1. Field of the Invention
The present invention relates to the field of virtual metropolitan area network (VMAN) topologies and internetwork communications technologies. In particular, the present invention relates to a protocol for use in a VMAN network architecture to route and forward data packets according to the VMAN configuration.
2. Background Information and Description of Related Art
A metropolitan area network (MAN) is a network that interconnects users with computer resources in a geographic area or region larger than that covered by a local area network but smaller than the area covered by a wide area network. The term is typically applied to the interconnection of networks in a city into a single larger network (which may then also offer efficient connection to a wide area network). The amount of data traffic being sent over MANs is increasing at an exponential rate. This is due in part to the increasingly ubiquitous use of the Internet by consumers and businesses, as well as the increasingly bandwidth-intensive nature of the Internet applications that are being deployed.
An important aspect of MANs is the ability of MAN service providers to create virtual private network network connections (VPNs) across a single MAN infrastructure, referred to as a virtual metropolitan area network (VMAN). VMANs allow customers having multiple locations within a metropolitan area to transport private traffic, including virtual local area network (VLAN) traffic, over the shared single MAN.
However, the use of vMANs to handle traffic from multiple customers over a single MAN creates access and security issues. Therefore, it is important to segregate one customer from another so that there is no co-mingling of traffic.

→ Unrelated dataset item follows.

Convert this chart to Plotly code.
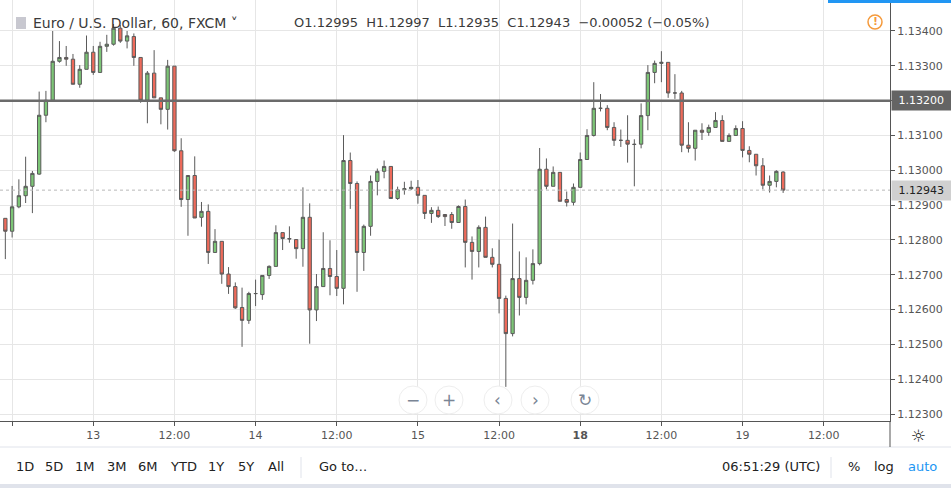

In addition, customer traffic must be transported over the MAN without interfering with the customers' own higher-layer protocols such as DECnet, or private IP subnets. For example, the DECnet Phase IV protocol can cause problems when routed to a Layer 2 MAN because the DECnet protocol changes the media access control (MAC) address in the packet's datalink header. Since duplicate MAC addresses are typically not allowed, MAN service providers end up managing DECnet streams by hand—something which neither the provider nor the customer wants.
Accordingly, a new approach is needed to securely manage traffic in a VMAN network architecture while not interfering with higher level protocols.